◆ Given request: Leaving the pictures out, print the lines from the first line of the listing through the line containing "W, H = 662, 1177", exactly as they read, and no others.

◆ Recorded data:
**********

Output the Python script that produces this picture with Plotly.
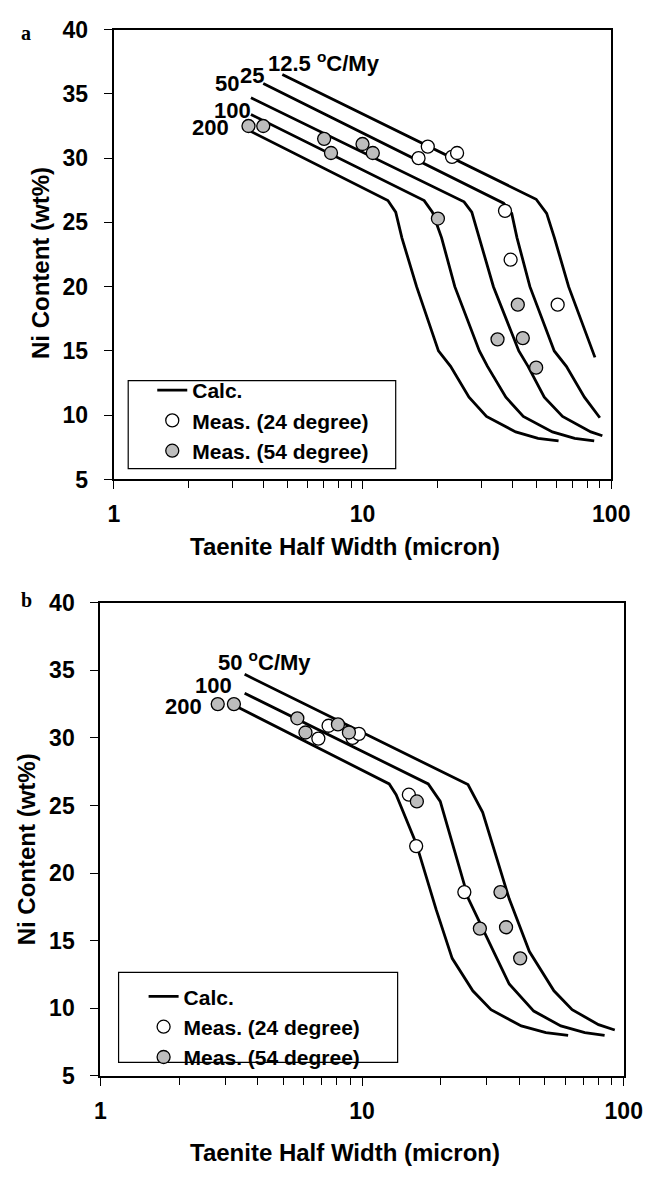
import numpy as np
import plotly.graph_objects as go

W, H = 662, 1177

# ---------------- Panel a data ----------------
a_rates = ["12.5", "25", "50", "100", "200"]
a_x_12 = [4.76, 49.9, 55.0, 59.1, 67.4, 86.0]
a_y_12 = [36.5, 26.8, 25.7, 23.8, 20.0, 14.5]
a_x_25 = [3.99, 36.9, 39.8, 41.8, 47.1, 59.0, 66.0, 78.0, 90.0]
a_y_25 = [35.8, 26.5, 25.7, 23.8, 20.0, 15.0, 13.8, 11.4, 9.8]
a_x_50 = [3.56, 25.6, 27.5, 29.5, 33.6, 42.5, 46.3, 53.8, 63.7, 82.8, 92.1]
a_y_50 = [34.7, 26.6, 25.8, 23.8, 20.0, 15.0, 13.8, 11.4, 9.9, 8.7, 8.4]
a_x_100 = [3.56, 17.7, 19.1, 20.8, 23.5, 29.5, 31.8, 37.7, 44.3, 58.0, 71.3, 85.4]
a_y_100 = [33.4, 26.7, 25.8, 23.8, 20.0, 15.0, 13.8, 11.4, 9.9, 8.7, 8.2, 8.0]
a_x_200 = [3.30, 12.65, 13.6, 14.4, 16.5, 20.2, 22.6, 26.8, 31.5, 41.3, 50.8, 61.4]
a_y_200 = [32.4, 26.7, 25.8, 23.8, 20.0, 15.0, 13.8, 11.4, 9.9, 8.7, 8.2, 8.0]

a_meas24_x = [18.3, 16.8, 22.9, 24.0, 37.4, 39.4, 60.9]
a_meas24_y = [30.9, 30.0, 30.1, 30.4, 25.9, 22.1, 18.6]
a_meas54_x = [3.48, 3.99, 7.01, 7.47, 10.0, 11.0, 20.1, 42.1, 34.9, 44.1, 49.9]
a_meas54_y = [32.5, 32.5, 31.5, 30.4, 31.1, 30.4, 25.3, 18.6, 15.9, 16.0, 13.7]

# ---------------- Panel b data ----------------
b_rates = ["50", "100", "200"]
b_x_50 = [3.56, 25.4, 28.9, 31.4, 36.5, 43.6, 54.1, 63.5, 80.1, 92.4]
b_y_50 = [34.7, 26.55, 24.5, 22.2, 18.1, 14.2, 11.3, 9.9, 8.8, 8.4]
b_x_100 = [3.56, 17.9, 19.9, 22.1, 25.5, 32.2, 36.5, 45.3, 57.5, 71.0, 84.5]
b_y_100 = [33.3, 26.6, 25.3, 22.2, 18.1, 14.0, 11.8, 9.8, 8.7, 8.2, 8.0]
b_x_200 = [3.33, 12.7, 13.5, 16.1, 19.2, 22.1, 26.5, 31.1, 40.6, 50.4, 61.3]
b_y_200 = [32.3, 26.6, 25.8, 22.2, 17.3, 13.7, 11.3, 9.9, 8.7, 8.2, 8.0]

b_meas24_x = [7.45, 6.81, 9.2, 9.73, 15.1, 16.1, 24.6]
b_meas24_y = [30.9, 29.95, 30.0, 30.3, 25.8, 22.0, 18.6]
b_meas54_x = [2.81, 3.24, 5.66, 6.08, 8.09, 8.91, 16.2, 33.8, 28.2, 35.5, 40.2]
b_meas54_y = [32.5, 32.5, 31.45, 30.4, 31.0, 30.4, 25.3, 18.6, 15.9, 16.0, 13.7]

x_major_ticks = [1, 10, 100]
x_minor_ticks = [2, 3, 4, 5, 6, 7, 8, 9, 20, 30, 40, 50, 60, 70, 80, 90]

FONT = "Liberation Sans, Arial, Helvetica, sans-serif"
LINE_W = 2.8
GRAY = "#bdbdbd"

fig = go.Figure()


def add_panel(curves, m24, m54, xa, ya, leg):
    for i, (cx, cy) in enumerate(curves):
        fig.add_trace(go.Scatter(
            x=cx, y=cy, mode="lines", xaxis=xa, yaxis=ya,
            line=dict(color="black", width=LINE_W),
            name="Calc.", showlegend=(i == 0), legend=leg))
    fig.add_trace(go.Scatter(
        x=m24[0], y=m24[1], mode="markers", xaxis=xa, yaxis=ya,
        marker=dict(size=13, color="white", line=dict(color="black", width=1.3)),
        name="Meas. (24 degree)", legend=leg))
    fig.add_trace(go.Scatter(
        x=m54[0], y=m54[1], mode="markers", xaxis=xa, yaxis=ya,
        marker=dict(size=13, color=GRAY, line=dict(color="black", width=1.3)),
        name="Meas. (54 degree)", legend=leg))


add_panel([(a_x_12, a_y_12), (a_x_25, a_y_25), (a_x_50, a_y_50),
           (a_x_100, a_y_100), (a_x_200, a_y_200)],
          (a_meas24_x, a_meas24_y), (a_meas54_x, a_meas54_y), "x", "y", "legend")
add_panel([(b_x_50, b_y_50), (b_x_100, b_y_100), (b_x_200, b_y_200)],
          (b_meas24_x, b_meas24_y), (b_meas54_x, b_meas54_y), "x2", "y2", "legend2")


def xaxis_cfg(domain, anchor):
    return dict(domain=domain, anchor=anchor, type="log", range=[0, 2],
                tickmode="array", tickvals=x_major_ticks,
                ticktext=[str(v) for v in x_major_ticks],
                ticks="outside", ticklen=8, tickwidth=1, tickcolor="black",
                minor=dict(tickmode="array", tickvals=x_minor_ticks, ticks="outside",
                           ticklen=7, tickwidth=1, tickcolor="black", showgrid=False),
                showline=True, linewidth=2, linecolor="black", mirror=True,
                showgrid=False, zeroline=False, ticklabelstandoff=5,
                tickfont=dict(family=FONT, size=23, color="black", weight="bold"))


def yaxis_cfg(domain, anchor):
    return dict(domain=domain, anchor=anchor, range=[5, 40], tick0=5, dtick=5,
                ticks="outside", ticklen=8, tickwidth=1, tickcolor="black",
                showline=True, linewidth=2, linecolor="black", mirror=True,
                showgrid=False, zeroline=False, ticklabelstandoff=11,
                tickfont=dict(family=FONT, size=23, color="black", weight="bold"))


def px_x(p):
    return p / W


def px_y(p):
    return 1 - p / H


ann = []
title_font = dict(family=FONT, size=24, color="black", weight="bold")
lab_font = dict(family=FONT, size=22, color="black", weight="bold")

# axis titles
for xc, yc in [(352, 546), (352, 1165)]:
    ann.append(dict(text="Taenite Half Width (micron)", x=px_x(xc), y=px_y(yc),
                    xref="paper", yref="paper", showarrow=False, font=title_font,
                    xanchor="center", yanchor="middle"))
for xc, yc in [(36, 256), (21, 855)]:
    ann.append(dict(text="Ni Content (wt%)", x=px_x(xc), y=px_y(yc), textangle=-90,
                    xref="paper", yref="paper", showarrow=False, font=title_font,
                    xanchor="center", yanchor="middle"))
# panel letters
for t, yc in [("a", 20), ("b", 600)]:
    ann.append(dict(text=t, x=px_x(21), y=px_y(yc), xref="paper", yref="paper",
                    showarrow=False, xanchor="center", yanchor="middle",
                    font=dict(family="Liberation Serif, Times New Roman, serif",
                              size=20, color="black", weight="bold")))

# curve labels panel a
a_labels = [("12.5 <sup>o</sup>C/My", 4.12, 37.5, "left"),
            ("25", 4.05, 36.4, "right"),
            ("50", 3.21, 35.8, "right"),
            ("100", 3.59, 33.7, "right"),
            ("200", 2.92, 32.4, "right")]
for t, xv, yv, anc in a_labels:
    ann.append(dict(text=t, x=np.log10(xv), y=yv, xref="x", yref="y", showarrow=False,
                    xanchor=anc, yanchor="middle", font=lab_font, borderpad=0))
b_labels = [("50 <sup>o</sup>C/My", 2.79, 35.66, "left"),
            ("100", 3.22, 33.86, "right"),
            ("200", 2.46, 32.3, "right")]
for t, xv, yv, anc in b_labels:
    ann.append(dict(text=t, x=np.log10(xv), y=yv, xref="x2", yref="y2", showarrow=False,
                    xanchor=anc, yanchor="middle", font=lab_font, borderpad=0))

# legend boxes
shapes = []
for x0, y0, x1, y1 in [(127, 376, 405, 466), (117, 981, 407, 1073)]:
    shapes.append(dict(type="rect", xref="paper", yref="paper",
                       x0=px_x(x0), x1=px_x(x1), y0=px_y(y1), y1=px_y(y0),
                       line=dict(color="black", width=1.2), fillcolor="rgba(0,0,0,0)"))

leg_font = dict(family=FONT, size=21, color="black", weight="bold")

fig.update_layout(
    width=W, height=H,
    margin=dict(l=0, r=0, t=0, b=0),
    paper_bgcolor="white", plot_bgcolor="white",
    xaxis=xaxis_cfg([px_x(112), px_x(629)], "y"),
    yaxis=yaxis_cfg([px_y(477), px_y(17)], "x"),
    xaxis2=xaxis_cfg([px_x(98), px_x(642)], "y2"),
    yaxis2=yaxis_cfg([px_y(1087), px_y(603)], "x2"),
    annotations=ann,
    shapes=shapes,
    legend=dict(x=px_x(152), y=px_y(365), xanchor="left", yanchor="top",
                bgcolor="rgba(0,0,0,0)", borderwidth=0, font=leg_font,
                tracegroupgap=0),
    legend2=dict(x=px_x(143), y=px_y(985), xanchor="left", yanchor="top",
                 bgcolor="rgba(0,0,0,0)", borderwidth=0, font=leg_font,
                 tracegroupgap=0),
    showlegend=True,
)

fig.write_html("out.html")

**********

◆ Result of this exercise:
Output the Python script that produces this picture with Plotly.
import numpy as np
import plotly.graph_objects as go

W, H = 662, 1177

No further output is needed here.